* BEGIN *
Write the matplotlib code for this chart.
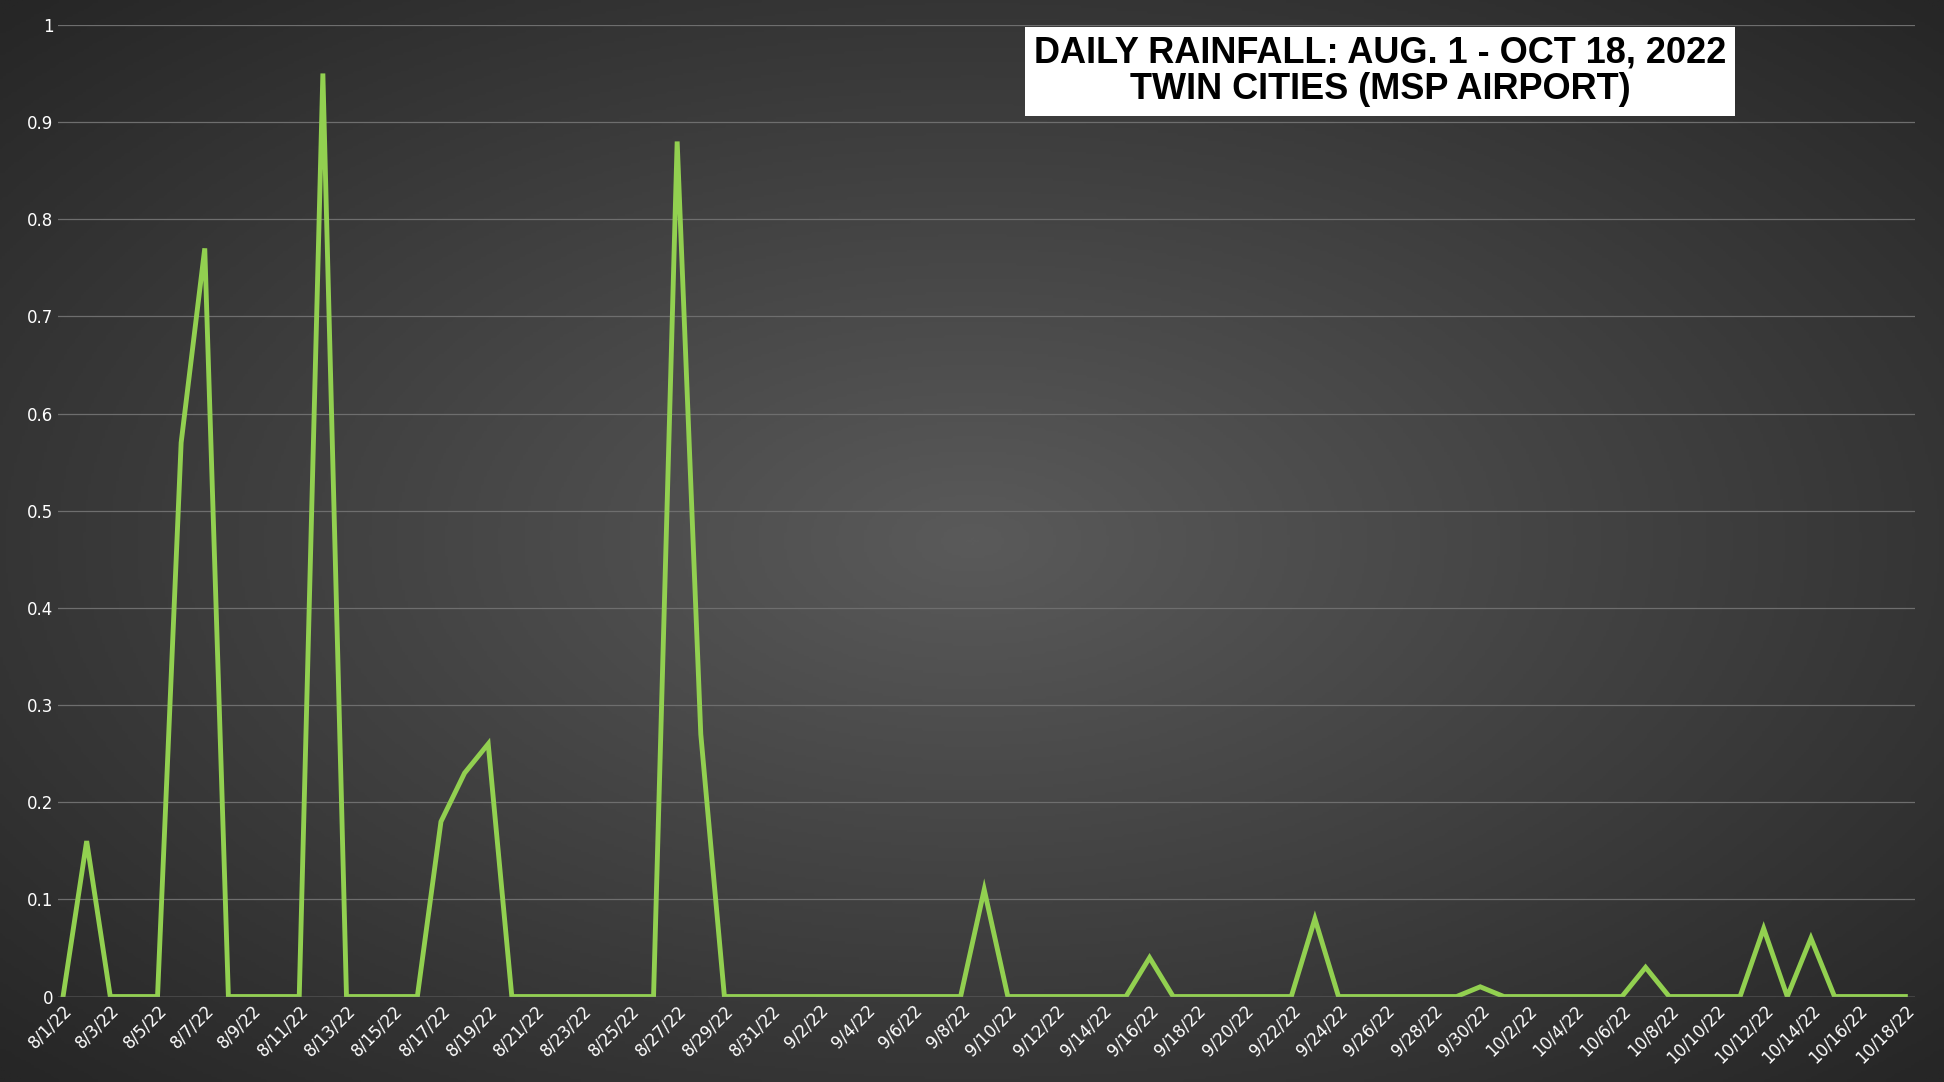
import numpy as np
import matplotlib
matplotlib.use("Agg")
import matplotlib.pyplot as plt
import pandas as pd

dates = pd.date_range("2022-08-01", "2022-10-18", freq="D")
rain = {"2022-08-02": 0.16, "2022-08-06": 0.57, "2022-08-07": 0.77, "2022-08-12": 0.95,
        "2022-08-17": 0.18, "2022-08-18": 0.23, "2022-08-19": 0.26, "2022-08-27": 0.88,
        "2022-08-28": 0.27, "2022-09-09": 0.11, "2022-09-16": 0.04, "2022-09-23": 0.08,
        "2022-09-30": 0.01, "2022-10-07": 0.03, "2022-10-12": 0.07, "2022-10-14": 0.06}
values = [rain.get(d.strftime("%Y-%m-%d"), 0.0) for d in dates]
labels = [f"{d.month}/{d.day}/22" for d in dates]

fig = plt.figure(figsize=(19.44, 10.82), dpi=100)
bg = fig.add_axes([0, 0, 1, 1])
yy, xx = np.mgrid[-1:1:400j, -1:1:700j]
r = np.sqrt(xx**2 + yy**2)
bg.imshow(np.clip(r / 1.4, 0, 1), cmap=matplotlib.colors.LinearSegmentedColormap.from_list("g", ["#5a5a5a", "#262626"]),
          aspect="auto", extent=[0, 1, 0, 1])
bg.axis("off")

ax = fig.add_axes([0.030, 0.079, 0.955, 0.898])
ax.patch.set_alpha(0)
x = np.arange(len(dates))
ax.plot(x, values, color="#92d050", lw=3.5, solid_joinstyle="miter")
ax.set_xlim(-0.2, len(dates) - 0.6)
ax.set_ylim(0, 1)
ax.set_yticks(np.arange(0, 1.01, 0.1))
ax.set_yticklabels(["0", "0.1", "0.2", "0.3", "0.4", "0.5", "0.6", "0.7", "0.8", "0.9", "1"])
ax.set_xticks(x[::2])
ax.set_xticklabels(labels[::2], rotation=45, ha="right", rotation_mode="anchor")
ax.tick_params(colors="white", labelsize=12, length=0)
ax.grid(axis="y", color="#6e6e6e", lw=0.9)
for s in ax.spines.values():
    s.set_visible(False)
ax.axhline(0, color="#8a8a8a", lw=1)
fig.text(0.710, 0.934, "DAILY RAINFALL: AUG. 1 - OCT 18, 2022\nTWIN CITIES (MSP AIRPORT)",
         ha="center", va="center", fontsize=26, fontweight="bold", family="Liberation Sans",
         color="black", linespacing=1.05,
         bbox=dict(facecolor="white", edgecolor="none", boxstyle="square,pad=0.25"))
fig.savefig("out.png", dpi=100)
* END *
Task to complete -> Leave out any pictures, please, and quote only the lines from the top of the data through the line that contains "import pandas as pd".

The solution ->
Write the matplotlib code for this chart.
import numpy as np
import matplotlib
matplotlib.use("Agg")
import matplotlib.pyplot as plt
import pandas as pd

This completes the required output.